=== Information supplied ===

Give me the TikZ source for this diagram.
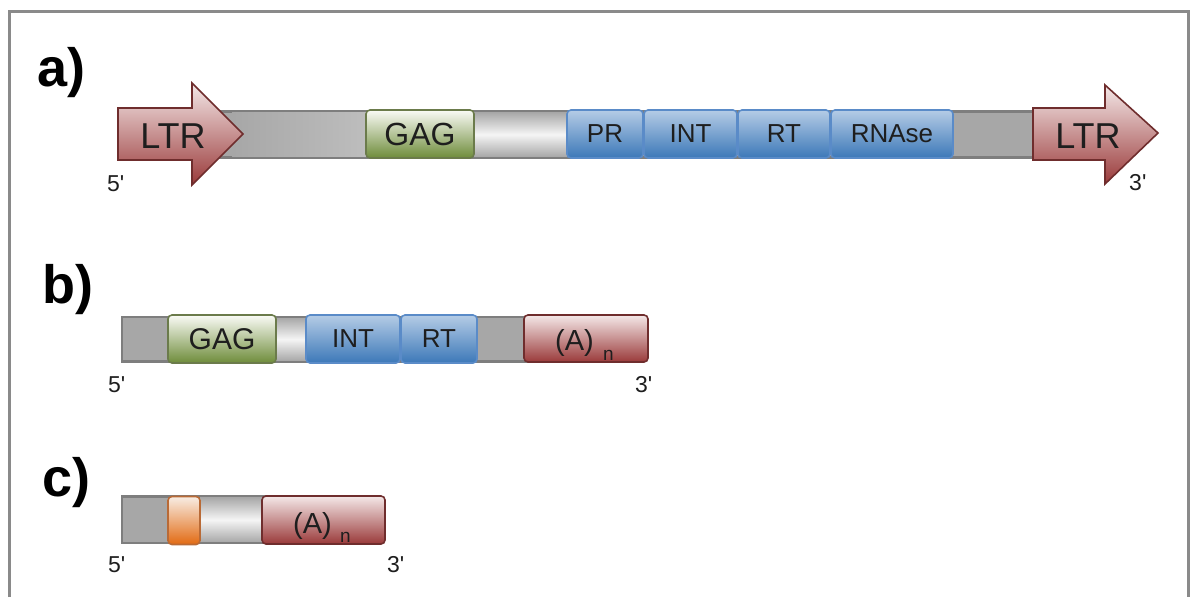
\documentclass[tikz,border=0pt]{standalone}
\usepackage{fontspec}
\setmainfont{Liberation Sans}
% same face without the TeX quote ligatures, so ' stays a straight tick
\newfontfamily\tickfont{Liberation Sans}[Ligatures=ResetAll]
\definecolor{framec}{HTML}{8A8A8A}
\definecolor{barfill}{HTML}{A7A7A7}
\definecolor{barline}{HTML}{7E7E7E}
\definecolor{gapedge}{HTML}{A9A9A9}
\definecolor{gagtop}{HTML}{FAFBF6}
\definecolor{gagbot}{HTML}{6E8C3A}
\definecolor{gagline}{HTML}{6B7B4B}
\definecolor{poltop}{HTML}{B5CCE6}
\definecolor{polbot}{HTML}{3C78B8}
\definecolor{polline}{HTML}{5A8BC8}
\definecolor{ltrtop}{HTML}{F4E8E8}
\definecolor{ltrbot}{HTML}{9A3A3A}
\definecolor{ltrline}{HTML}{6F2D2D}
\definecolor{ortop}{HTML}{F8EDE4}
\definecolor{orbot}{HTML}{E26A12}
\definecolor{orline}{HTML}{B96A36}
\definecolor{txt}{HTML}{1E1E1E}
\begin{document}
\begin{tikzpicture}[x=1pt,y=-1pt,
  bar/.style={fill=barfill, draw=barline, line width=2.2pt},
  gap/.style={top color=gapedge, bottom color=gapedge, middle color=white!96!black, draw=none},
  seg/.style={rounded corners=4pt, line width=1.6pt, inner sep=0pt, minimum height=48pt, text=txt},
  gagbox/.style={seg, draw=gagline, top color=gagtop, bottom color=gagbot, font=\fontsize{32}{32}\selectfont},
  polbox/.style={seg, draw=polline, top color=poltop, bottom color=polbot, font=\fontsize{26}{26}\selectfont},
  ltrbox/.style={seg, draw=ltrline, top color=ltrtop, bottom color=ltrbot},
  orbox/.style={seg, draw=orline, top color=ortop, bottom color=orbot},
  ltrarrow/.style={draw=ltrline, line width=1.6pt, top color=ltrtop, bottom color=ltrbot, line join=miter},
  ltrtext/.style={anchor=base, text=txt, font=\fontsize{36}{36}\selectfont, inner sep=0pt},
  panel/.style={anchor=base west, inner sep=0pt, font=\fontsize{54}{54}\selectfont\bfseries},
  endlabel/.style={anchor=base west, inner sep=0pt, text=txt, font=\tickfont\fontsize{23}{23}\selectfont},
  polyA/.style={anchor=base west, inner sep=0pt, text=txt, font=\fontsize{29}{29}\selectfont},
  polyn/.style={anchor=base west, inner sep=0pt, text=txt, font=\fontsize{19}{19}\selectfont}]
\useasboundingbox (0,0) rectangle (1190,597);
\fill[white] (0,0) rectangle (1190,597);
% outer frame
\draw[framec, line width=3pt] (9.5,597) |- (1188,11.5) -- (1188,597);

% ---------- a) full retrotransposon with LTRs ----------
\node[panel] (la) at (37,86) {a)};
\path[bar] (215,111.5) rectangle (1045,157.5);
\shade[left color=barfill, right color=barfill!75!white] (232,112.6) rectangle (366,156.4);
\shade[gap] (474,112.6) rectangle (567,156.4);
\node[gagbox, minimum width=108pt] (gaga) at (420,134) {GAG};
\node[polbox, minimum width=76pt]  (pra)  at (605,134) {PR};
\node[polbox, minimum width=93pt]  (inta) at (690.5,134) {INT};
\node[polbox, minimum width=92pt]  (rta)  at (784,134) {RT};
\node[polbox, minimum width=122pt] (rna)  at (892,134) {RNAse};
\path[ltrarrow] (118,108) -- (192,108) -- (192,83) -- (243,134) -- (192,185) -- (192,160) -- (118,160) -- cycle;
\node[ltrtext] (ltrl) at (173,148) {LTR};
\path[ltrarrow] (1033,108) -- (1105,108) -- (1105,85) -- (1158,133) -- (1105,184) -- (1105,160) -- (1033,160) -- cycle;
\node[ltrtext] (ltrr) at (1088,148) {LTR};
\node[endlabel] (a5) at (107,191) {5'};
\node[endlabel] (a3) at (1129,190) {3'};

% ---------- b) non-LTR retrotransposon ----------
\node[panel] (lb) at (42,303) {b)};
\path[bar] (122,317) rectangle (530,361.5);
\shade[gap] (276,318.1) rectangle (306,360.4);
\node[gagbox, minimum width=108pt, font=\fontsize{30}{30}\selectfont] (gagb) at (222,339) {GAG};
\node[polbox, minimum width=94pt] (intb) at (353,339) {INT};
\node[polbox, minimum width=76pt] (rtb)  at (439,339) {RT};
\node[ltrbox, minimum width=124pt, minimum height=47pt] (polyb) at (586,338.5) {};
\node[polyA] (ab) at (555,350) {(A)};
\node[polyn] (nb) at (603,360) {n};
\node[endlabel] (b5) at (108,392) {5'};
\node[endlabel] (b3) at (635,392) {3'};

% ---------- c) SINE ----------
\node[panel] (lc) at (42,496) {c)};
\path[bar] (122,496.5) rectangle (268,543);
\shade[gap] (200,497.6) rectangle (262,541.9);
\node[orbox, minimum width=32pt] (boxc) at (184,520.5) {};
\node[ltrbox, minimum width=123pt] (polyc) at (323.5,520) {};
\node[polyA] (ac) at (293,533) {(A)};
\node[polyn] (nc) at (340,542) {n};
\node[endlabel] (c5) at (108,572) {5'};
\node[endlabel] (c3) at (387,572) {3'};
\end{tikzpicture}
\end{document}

===
=== Information supplied ===

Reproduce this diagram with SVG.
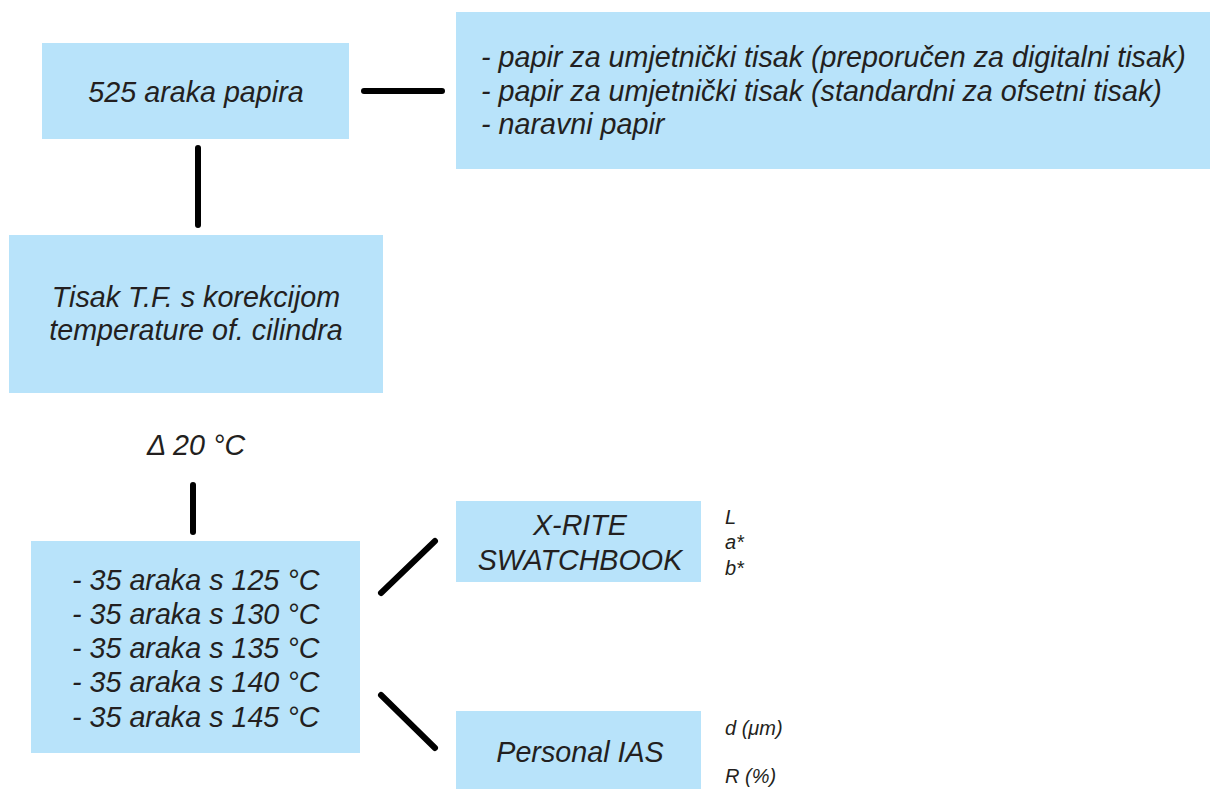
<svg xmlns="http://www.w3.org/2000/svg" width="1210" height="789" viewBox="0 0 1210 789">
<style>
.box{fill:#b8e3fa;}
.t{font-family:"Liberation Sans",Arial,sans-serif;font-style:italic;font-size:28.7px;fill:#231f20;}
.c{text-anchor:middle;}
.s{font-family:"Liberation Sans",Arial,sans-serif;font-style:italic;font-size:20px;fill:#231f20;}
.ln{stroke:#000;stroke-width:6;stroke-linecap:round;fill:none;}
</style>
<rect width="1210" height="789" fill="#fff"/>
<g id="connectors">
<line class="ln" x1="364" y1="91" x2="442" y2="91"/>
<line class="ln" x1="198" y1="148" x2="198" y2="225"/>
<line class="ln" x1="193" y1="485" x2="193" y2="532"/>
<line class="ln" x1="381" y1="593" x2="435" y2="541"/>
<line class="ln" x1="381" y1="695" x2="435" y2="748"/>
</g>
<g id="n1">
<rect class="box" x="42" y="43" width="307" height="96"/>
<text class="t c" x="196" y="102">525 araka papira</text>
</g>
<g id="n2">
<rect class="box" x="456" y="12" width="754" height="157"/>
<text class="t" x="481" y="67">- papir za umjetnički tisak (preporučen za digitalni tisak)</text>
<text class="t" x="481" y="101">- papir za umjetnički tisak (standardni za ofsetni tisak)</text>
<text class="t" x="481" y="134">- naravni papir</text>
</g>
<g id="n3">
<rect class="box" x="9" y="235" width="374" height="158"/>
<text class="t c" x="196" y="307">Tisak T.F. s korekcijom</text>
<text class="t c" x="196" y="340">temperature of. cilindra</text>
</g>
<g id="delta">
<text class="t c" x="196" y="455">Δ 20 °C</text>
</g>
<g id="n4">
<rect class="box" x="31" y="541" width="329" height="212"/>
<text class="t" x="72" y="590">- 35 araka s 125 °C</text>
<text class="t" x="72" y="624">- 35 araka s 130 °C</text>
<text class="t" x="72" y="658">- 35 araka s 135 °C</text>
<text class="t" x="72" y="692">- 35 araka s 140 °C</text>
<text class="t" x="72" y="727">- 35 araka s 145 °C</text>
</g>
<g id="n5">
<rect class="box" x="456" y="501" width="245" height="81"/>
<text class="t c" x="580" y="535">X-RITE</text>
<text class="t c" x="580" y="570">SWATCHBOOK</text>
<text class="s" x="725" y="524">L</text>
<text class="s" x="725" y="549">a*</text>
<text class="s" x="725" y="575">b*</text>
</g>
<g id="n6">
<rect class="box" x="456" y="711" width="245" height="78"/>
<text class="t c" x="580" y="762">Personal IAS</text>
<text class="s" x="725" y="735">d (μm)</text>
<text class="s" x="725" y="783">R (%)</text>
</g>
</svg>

===
=== Information supplied ===

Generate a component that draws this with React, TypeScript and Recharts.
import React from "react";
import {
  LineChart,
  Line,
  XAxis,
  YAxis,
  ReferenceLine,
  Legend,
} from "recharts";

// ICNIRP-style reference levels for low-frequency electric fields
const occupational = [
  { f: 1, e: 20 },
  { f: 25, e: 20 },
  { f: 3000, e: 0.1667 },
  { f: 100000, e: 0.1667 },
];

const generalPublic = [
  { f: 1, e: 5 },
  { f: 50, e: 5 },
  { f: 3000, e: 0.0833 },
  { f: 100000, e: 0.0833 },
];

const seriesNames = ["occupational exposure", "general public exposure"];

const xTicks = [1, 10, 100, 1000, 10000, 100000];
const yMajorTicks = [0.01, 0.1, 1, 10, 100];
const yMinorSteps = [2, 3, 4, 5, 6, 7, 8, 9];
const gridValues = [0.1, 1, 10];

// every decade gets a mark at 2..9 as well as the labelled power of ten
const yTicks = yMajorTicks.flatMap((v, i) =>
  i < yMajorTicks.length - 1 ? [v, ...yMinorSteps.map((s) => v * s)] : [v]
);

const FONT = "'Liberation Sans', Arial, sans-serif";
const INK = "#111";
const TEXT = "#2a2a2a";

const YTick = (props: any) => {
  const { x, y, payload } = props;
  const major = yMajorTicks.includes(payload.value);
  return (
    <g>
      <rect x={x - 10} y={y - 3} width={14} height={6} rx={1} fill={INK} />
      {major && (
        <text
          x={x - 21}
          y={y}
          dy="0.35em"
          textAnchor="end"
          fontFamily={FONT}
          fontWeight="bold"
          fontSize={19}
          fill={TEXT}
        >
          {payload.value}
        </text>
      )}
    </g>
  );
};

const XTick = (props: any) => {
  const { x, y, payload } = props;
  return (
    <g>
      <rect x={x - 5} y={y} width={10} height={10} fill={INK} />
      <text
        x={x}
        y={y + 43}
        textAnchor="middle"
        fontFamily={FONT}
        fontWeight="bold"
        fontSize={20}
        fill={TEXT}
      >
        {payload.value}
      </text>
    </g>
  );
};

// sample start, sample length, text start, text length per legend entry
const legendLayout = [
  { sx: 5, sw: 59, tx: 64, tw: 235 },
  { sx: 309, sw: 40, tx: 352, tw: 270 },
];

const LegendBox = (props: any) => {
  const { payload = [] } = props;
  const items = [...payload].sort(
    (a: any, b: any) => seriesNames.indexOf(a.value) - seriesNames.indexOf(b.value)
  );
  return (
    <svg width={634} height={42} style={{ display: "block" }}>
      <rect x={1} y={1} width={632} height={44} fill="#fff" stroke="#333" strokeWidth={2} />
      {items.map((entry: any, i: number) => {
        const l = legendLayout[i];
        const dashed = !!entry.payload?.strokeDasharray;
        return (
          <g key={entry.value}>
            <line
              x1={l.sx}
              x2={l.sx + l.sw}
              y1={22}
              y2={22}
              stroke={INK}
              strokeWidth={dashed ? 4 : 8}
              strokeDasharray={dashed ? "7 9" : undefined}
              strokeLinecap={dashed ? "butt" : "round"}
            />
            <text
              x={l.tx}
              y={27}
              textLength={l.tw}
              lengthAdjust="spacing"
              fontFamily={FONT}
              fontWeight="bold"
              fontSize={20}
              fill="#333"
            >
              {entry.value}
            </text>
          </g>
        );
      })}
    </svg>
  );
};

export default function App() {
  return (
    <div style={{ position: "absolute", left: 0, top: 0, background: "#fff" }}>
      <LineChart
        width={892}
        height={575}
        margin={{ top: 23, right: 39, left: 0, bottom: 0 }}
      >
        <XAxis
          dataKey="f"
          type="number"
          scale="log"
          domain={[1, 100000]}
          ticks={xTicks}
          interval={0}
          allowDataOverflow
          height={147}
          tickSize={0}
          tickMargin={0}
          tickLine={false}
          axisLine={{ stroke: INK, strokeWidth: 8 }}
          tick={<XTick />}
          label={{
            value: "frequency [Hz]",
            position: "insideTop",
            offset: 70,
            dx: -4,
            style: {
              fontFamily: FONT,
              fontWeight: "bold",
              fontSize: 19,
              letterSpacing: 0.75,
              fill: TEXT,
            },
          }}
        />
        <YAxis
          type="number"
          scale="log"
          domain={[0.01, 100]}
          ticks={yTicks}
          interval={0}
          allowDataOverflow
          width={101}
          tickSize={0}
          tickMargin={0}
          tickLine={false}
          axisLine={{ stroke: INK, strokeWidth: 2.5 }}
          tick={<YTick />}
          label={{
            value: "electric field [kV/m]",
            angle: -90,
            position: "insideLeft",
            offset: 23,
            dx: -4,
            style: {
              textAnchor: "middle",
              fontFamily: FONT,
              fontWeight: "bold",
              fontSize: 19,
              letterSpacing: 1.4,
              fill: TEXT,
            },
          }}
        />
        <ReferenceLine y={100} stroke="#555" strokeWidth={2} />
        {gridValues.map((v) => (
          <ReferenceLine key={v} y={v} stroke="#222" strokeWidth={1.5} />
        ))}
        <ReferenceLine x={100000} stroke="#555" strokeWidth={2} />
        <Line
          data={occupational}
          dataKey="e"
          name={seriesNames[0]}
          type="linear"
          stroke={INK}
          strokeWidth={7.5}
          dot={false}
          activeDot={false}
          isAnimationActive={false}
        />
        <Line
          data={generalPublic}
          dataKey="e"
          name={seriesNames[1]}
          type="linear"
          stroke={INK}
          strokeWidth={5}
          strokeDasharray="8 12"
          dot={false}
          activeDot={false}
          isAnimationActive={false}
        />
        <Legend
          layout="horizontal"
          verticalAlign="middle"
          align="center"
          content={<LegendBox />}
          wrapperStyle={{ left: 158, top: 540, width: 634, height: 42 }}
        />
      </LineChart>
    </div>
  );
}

===

## Work required
Return each line where "diagram" shows up.

## Result of this exercise
Give me the TikZ source for this diagram.
Reproduce this diagram with SVG.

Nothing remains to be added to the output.